Ich habe dann in einer Gruppe Deutscher mal nachgefragt, wie das so ist mit der Post. Viele sind ganz korrekt. Aber es kamen auch Antworten, meine Güte… da hätte ich gerne mal gesagt: Dann verpiss dich zurück nach Deutschland. Dich hat doch wohl keiner her bestellt.“ Aber nein, man hält sich für die Offenbarung und für ein Gottesgeschenk und schließlich geht ganz Spanien den Bach runter, wenn nicht Max Müller seine Arztpraxis dort hat. Es ist zum Fremdschämen, wirklich.

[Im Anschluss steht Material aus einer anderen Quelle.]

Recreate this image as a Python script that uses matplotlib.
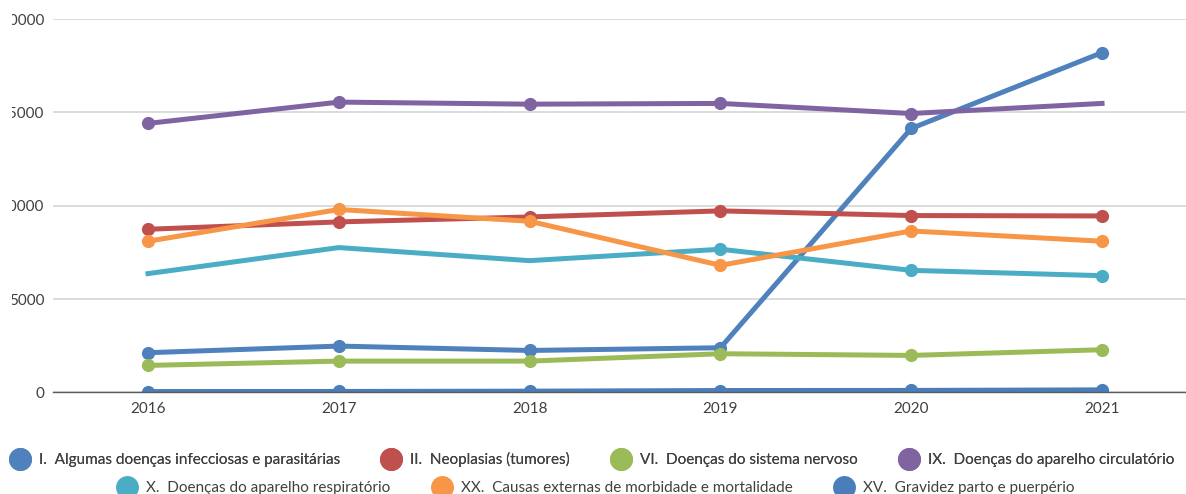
import matplotlib
matplotlib.use("Agg")
import matplotlib.pyplot as plt
from matplotlib.lines import Line2D
from matplotlib.transforms import Bbox

plt.rcParams['font.family'] = ['Lato', 'DejaVu Sans']

anos = ['2016', '2017', '2018', '2019', '2020', '2021']

# obitos por capitulo CID-10
infecciosas = [2130, 2485, 2250, 2395, 14140, 18200]
neoplasias = [8740, 9135, 9400, 9725, 9475, 9455]
nervoso = [1450, 1680, 1680, 2075, 1985, 2290]
circulatorio = [14410, 15550, 15440, 15480, 14940, 15480]
respiratorio = [6365, 7760, 7060, 7670, 6540, 6255]
externas = [8100, 9800, 9170, 6810, 8650, 8100]
gravidez = [50, 55, 70, 105, 110, 140]

nomes = ['I.  Algumas doenças infecciosas e parasitárias',
         'II.  Neoplasias (tumores)',
         'VI.  Doenças do sistema nervoso',
         'IX.  Doenças do aparelho circulatório',
         'X.  Doenças do aparelho respiratório',
         'XX.  Causas externas de morbidade e mortalidade',
         'XV.  Gravidez parto e puerpério']
series = [infecciosas, neoplasias, nervoso, circulatorio, respiratorio, externas, gravidez]
cores = ['#4F81BD', '#C0504D', '#9BBB59', '#8064A2', '#4BACC6', '#F79646', '#4A7EBB']
# pontos com marcador (no original alguns nao tem)
marcas = [range(6), range(6), range(6), range(5), [3, 4, 5], range(6), range(6)]

fig = plt.figure(figsize=(11.86, 4.94), dpi=100)
ax = fig.add_axes([0.04435, 0.2055, 0.9653, 0.756])

x = list(range(len(anos)))
for vals, cor, mk in zip(series, cores, marcas):
    ax.plot(x, vals, color=cor, lw=3.6, marker='o', markersize=9.5,
            markeredgewidth=0, markevery=list(mk), solid_joinstyle='round')

ax.set_xlim(-0.5, 5.5)
ax.set_ylim(0, 20000)
ax.set_yticks([0, 5000, 10000, 15000, 20000])
ax.set_xticks(x)
ax.set_xticklabels(anos)
ax.grid(axis='y', color='#D9D9D9', lw=1.3)
ax.set_axisbelow(True)
for s in ['top', 'right', 'left']:
    ax.spines[s].set_visible(False)
ax.spines['bottom'].set_color('#595959')
ax.spines['bottom'].set_linewidth(1)
ax.tick_params(axis='both', length=0, labelsize=11, colors='#404040')
ax.tick_params(axis='y', pad=6)
ax.tick_params(axis='x', pad=7)

# no original os rotulos do eixo y aparecem cortados a esquerda
corte = Bbox.from_extents(12, 0, 1186, 494)
for lbl in ax.get_yticklabels():
    lbl.set_clip_on(True)
    lbl.set_clip_box(corte)

# legenda em duas linhas, como no excel
handles = [Line2D([], [], ls='', marker='o', markersize=16.5, color=c, markeredgewidth=0) for c in cores]
kw = dict(frameon=False, fontsize=11.0, handlelength=1.1, handletextpad=0.7,
          columnspacing=2.8, borderpad=0, labelcolor='#404040', loc='center')
leg1 = fig.legend(handles[:4], nomes[:4], ncol=4, bbox_to_anchor=(0.5, 0.069), **kw)
fig.add_artist(leg1)
fig.legend(handles[4:], nomes[4:], ncol=3, bbox_to_anchor=(0.503, 0.012), **kw)

fig.savefig('out.png', dpi=100)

Ich bin Hals über Kopf hier her gekommen und wusste von Anfang an, dass ich wieder nach Deutschland gehen werde. Und ich lerne fast jeden Tag Spanisch. Wie zum Teufel, kann ich als Deutscher komplett nach Spanien ziehen, mit Haus kaufen und allem, also richtig auswandern und dann nach zwei Jahren immer noch nicht genug Spanisch sprechen um eine Unterhaltung zu führen.

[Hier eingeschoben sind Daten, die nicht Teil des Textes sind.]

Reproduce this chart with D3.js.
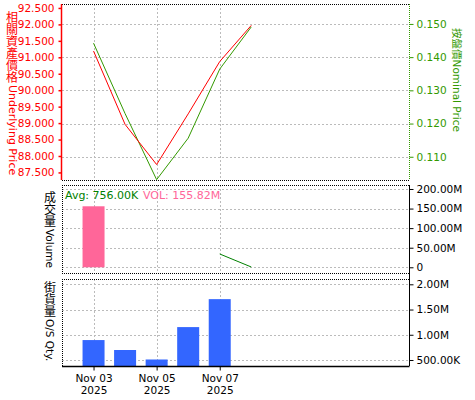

Also bitte. Und vermutlich sind das genau solche Menschen, die sich zu Hause über die türkischen Türken aufregen und rum grummeln, wenn in einer anderen Sprache als Deutsch in der Straßenbahn geredet wird.

Spanien ist fantastisch, Spanier sind fantastisch, ich bin super glücklich hier sein zu dürfen.

Aber wenn ich wieder nach Hause komme, habe ich einen weiteren Blick auf Menschen und Dinge, auf Eigenarten und Bedürfnisse und eine Kittelschürze.